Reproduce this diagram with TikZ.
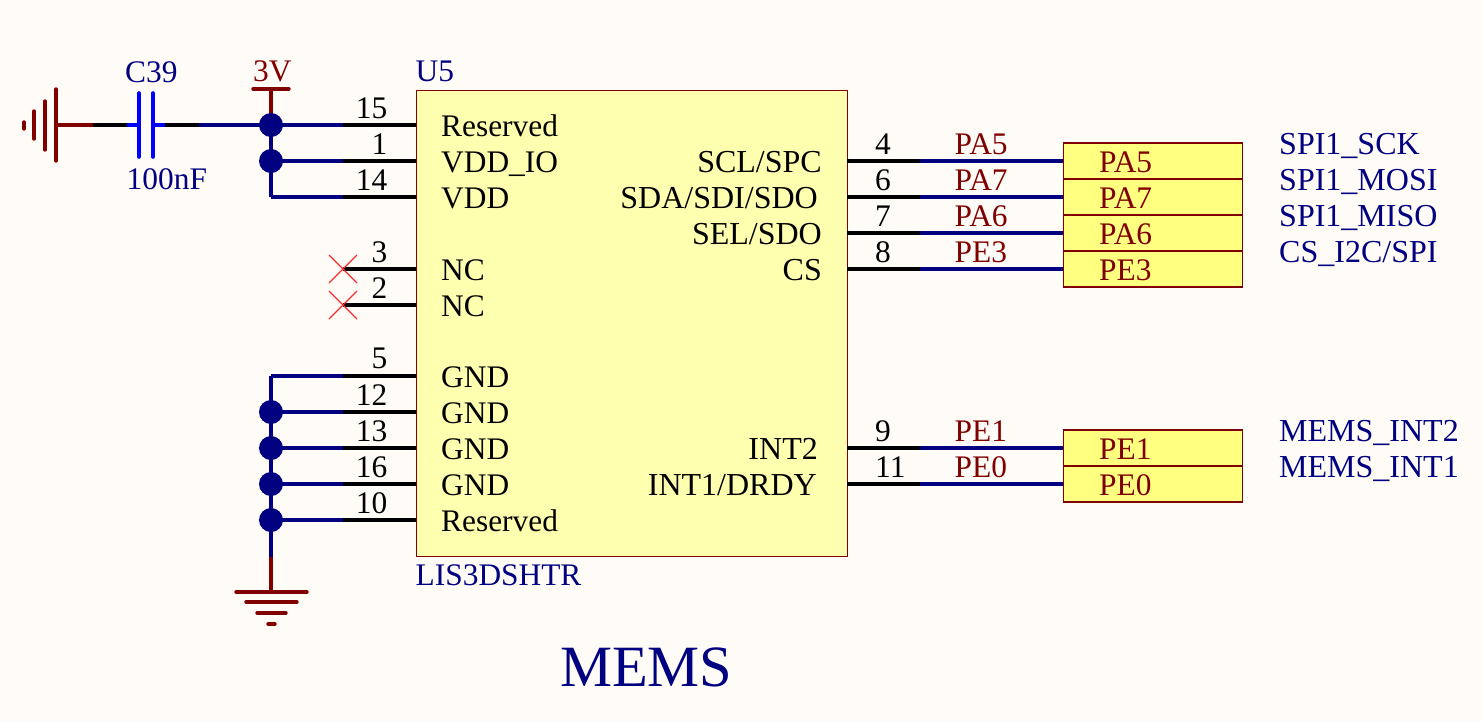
\documentclass[tikz,border=0pt]{standalone}
\usepackage{fontspec}
\setmainfont{Liberation Serif}
\definecolor{paper}{HTML}{FFFCF8}
\definecolor{chipfill}{HTML}{FFFFB0}
\definecolor{portfill}{HTML}{FFFF80}
\definecolor{darkred}{HTML}{800000}
\definecolor{netblue}{HTML}{000080}
\definecolor{capblue}{HTML}{0000FF}
\definecolor{ncred}{HTML}{F03030}
\tikzset{
  txt/.style={inner sep=0pt, anchor=base west, font=\fontsize{31.4}{31.4}\selectfont},
  rtxt/.style={txt, anchor=base east},
  widetxt/.style={font=\fontsize{32}{32}\selectfont},
  bluetxt/.style={txt, text=netblue},
  redtxt/.style={txt, text=darkred},
  chip/.style={draw=darkred, fill=chipfill, line width=1.2pt, inner sep=0pt, anchor=north west, minimum width=431pt, minimum height=466.5pt},
  portbox/.style={draw=darkred, fill=portfill, line width=1.5pt, inner sep=0pt, minimum width=179pt, minimum height=36pt, anchor=west},
  pin/.style={line width=3.4pt, black},
  wire/.style={line width=3.4pt, netblue},
  power/.style={line width=3.4pt, darkred, line cap=round},
  plate/.style={line width=3.6pt, capblue, line cap=round},
  junction/.style={circle, fill=netblue, inner sep=0pt, minimum size=24pt},
  nc/.style={line width=1.2pt, ncred}
}
\begin{document}
\begin{tikzpicture}[x=1pt, y=-1pt]
\fill[paper] (0,0) rectangle (1482,721);
\useasboundingbox (0,0) rectangle (1482,721);
\node[chip] (u5) at (415.5,89.5) {};
\node[txt, text=netblue] (u5ref) at (415.5,81) {U5};
\node[txt, text=netblue] (u5val) at (415.5,585) {LIS3DSHTR};
\node[txt, text=netblue, font=\fontsize{58.5}{58.5}\selectfont] (title) at (560,686) {MEMS};
% left pins
\foreach \n/\y/\ny/\nm in {15/125/118/Reserved,1/161/154/VDD\_IO,14/197/190/VDD,3/269/262/NC,2/305/298/NC,5/376/368/GND,12/412/405/GND,13/448/441/GND,16/484/477/GND,10/520/513/Reserved}{
  \coordinate (a\n) at (415.5,\y);
  \coordinate (b\n) at (343,\y);
  \coordinate (c\n) at (271,\y);
  \draw[pin] (b\n) -- (a\n);
  \node[rtxt] (num\n) at (387.5,\ny) {\n};
  \node[txt] (name\n) at (441,\y+11) {\nm};
}
% right pins with net labels and ports
\foreach \n/\y/\nm/\ex/\net/\sig in {4/161/{SCL/SPC}/822/PA5/SPI1\_SCK,6/197/{SDA/SDI/SDO}/818/PA7/SPI1\_MOSI,7/233/{SEL/SDO}/822/PA6/SPI1\_MISO,8/269/CS/822/PE3/{CS\_I2C/SPI},9/448/INT2/818/PE1/MEMS\_INT2,11/484/{INT1/DRDY}/817/PE0/MEMS\_INT1}{
  \coordinate (a\n) at (847,\y);
  \coordinate (b\n) at (920,\y);
  \node[portbox] (port\n) at (1062.5,\y) {};
  \draw[pin] (a\n) -- (b\n);
  \draw[wire] (b\n) -- (port\n.west);
  \node[txt] (num\n) at (875,\y-7) {\n};
  \node[rtxt, widetxt] (name\n) at (\ex,\y+11) {\nm};
  \node[redtxt] (net\n) at (954.5,\y-7) {\net};
  \node[redtxt] (portname\n) at (1099,\y+11) {\net};
  \node[bluetxt, widetxt] (sig\n) at (1279,\y-7) {\sig};
}
% vdd side
\foreach \n in {15,1,14,12,13,16,10,5}{
  \draw[wire] (c\n) -- (b\n);
}
\draw[wire] (c15) -- (c14);
\draw[wire, line cap=butt] (c5) -- (c10);
\coordinate (vcc) at (271,89);
\coordinate (gndtop) at (271,557);
\coordinate (gndbar) at (271,592);
\draw[wire] (c10) -- (gndtop);
\draw[power, line cap=butt] (gndtop) -- (gndbar);
\draw[power, line cap=butt] (c15) -- (vcc);
\draw[power] (253,89) -- (289,89);
\node[redtxt] (vlabel) at (253,81) {3V};
\draw[power] (236,592) -- (307,592);
\draw[power] (246,602) -- (297,602);
\draw[power] (257,613) -- (286,613);
\draw[power] (268,624) -- (275,624);
\foreach \n in {15,1,12,13,16,10}{
  \node[junction] (j\n) at (c\n) {};
}
% no connect
\foreach \n in {3,2}{
  \draw[nc] ([shift={(-14,-14)}]b\n) -- ([shift={(14,14)}]b\n);
  \draw[nc] ([shift={(-14,14)}]b\n) -- ([shift={(14,-14)}]b\n);
}
% capacitor
\coordinate (gl) at (56,125);
\coordinate (gm) at (93,125);
\coordinate (cl) at (127,125);
\coordinate (pl) at (139,125);
\coordinate (pr) at (153,125);
\coordinate (cr) at (165,125);
\coordinate (cw) at (199,125);
\draw[power, line cap=butt] (gl) -- (gm);
\draw[pin] (gm) -- (cl);
\draw[plate, line cap=butt] (cl) -- (pl);
\draw[plate, line cap=butt] (pr) -- (cr);
\draw[pin] (cr) -- (cw);
\draw[wire] (cw) -- (c15);
\draw[plate] (139,93) -- (139,157);
\draw[plate] (153,93) -- (153,157);
\draw[power] (56,89) -- (56,161);
\draw[power] (45,101) -- (45,150);
\draw[power] (34,111) -- (34,139);
\draw[power] (24,122) -- (24,129);
\node[bluetxt] (cref) at (125,82) {C39};
\node[bluetxt] (cval) at (126.5,189) {100nF};
\end{tikzpicture}
\end{document}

=======

TASK STATEMENT: Copy the data word for word. Pictures do not go in the copy.

THE ANSWER:
Reproduce this diagram with TikZ.
\documentclass[tikz,border=0pt]{standalone}
\usepackage{fontspec}
\setmainfont{Liberation Serif}
\definecolor{paper}{HTML}{FFFCF8}
\definecolor{chipfill}{HTML}{FFFFB0}
\definecolor{portfill}{HTML}{FFFF80}
\definecolor{darkred}{HTML}{800000}
\definecolor{netblue}{HTML}{000080}
\definecolor{capblue}{HTML}{0000FF}
\definecolor{ncred}{HTML}{F03030}
\tikzset{
  txt/.style={inner sep=0pt, anchor=base west, font=\fontsize{31.4}{31.4}\selectfont},
  rtxt/.style={txt, anchor=base east},
  widetxt/.style={font=\fontsize{32}{32}\selectfont},
  bluetxt/.style={txt, text=netblue},
  redtxt/.style={txt, text=darkred},
  chip/.style={draw=darkred, fill=chipfill, line width=1.2pt, inner sep=0pt, anchor=north west, minimum width=431pt, minimum height=466.5pt},
  portbox/.style={draw=darkred, fill=portfill, line width=1.5pt, inner sep=0pt, minimum width=179pt, minimum height=36pt, anchor=west},
  pin/.style={line width=3.4pt, black},
  wire/.style={line width=3.4pt, netblue},
  power/.style={line width=3.4pt, darkred, line cap=round},
  plate/.style={line width=3.6pt, capblue, line cap=round},
  junction/.style={circle, fill=netblue, inner sep=0pt, minimum size=24pt},
  nc/.style={line width=1.2pt, ncred}
}
\begin{document}
\begin{tikzpicture}[x=1pt, y=-1pt]
\fill[paper] (0,0) rectangle (1482,721);
\useasboundingbox (0,0) rectangle (1482,721);
\node[chip] (u5) at (415.5,89.5) {};
\node[txt, text=netblue] (u5ref) at (415.5,81) {U5};
\node[txt, text=netblue] (u5val) at (415.5,585) {LIS3DSHTR};
\node[txt, text=netblue, font=\fontsize{58.5}{58.5}\selectfont] (title) at (560,686) {MEMS};
% left pins
\foreach \n/\y/\ny/\nm in {15/125/118/Reserved,1/161/154/VDD\_IO,14/197/190/VDD,3/269/262/NC,2/305/298/NC,5/376/368/GND,12/412/405/GND,13/448/441/GND,16/484/477/GND,10/520/513/Reserved}{
  \coordinate (a\n) at (415.5,\y);
  \coordinate (b\n) at (343,\y);
  \coordinate (c\n) at (271,\y);
  \draw[pin] (b\n) -- (a\n);
  \node[rtxt] (num\n) at (387.5,\ny) {\n};
  \node[txt] (name\n) at (441,\y+11) {\nm};
}
% right pins with net labels and ports
\foreach \n/\y/\nm/\ex/\net/\sig in {4/161/{SCL/SPC}/822/PA5/SPI1\_SCK,6/197/{SDA/SDI/SDO}/818/PA7/SPI1\_MOSI,7/233/{SEL/SDO}/822/PA6/SPI1\_MISO,8/269/CS/822/PE3/{CS\_I2C/SPI},9/448/INT2/818/PE1/MEMS\_INT2,11/484/{INT1/DRDY}/817/PE0/MEMS\_INT1}{
  \coordinate (a\n) at (847,\y);
  \coordinate (b\n) at (920,\y);
  \node[portbox] (port\n) at (1062.5,\y) {};
  \draw[pin] (a\n) -- (b\n);
  \draw[wire] (b\n) -- (port\n.west);
  \node[txt] (num\n) at (875,\y-7) {\n};
  \node[rtxt, widetxt] (name\n) at (\ex,\y+11) {\nm};
  \node[redtxt] (net\n) at (954.5,\y-7) {\net};
  \node[redtxt] (portname\n) at (1099,\y+11) {\net};
  \node[bluetxt, widetxt] (sig\n) at (1279,\y-7) {\sig};
}
% vdd side
\foreach \n in {15,1,14,12,13,16,10,5}{
  \draw[wire] (c\n) -- (b\n);
}
\draw[wire] (c15) -- (c14);
\draw[wire, line cap=butt] (c5) -- (c10);
\coordinate (vcc) at (271,89);
\coordinate (gndtop) at (271,557);
\coordinate (gndbar) at (271,592);
\draw[wire] (c10) -- (gndtop);
\draw[power, line cap=butt] (gndtop) -- (gndbar);
\draw[power, line cap=butt] (c15) -- (vcc);
\draw[power] (253,89) -- (289,89);
\node[redtxt] (vlabel) at (253,81) {3V};
\draw[power] (236,592) -- (307,592);
\draw[power] (246,602) -- (297,602);
\draw[power] (257,613) -- (286,613);
\draw[power] (268,624) -- (275,624);
\foreach \n in {15,1,12,13,16,10}{
  \node[junction] (j\n) at (c\n) {};
}
% no connect
\foreach \n in {3,2}{
  \draw[nc] ([shift={(-14,-14)}]b\n) -- ([shift={(14,14)}]b\n);
  \draw[nc] ([shift={(-14,14)}]b\n) -- ([shift={(14,-14)}]b\n);
}
% capacitor
\coordinate (gl) at (56,125);
\coordinate (gm) at (93,125);
\coordinate (cl) at (127,125);
\coordinate (pl) at (139,125);
\coordinate (pr) at (153,125);
\coordinate (cr) at (165,125);
\coordinate (cw) at (199,125);
\draw[power, line cap=butt] (gl) -- (gm);
\draw[pin] (gm) -- (cl);
\draw[plate, line cap=butt] (cl) -- (pl);
\draw[plate, line cap=butt] (pr) -- (cr);
\draw[pin] (cr) -- (cw);
\draw[wire] (cw) -- (c15);
\draw[plate] (139,93) -- (139,157);
\draw[plate] (153,93) -- (153,157);
\draw[power] (56,89) -- (56,161);
\draw[power] (45,101) -- (45,150);
\draw[power] (34,111) -- (34,139);
\draw[power] (24,122) -- (24,129);
\node[bluetxt] (cref) at (125,82) {C39};
\node[bluetxt] (cval) at (126.5,189) {100nF};
\end{tikzpicture}
\end{document}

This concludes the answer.